Study Questions for Toni Morrison's Beloved


Comparative Literature 60AC, Fall 1996

1. How does the essay by Henry Louis Gates Jr. use, relate, explain, or complicate the following words:

race
trope
power
knowledge
storytelling
voice
literacy
reason
writing
canon
presence
absence
chain
freedom

Are there specific ways we can relate these terms to Beloved? How does the essay complicate our understanding of the novel?

2. Think about the ways that the novel represents "experience" and


-- the way that slavery and freedom from slavery are described in experiential terms (p. 114, 162)
-- personal and group experience
-- how we understand things we experience or how we try to understand them
-- what experiences bring the characters together, and what experiences seperate them
-- who collects these experiences

3. Baby Suggs has a way to transform everyday life, for example through her forest ritual celebration (86-87ff). Re-read that passage. Are there any other scenes in the novel we can discuss as the transformation of the everyday into something else? How are crowds of people represented in these scenes?

4. On pages 148-151 the recounting of the past is happening completely in the absence of names. What is the significance of this, especially in light of how names are used in the novel?

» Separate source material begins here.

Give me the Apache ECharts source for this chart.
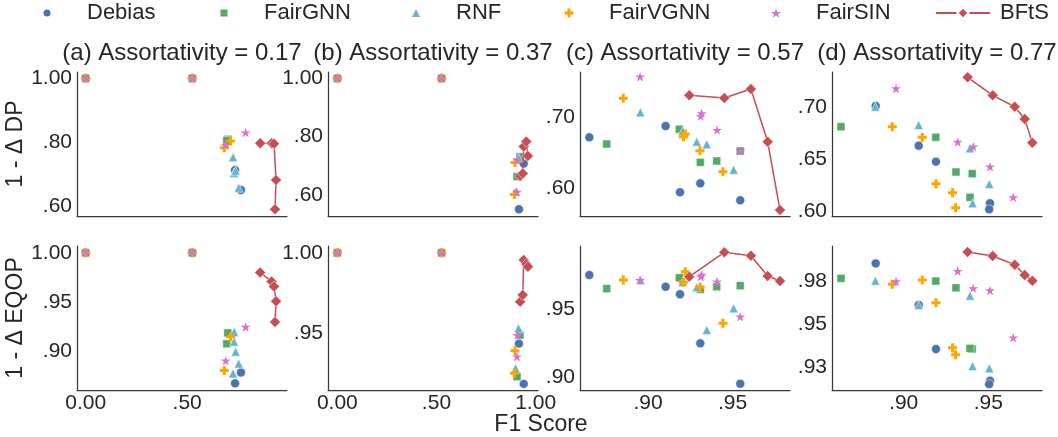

5. A lot of the novel seems to be interested in transactions, exchanges, debts and obligations. For example Stamp Paid (184-5) is considering whether he has obligations, whether he owes people or whether they owe him. Look at the following passages:


-- p.15: "paid for the ticket... it cost too much"
-- p. 196-7: buying people into and out of slavery
-- p. 43: Denver and obligation
-- Sethe and her sense of obligation to her children

6. The book is operating in a lot of ways as a secret history, of things that have not ever been told, from unheard points of view. How does the novel represent this concept of the "secret life," the "untold history"? How does that connect to Homi Bhabha's concept of the unhomely, of the invisible becoming visible? Think about the following passages:

"the Misery"(171)
"the veil"(163)
"click" (175)
"the Word" (177-81)
"casket of jewels"(176)
"your love is too thick" (164-5)
p.214 ff
the world and the house (182-3)

7. The death of Beloved is an event that gets retold many times in the novel, from the perspectives of different characters. Why? What is the effect of this retelling? (eg. 157, 163-4)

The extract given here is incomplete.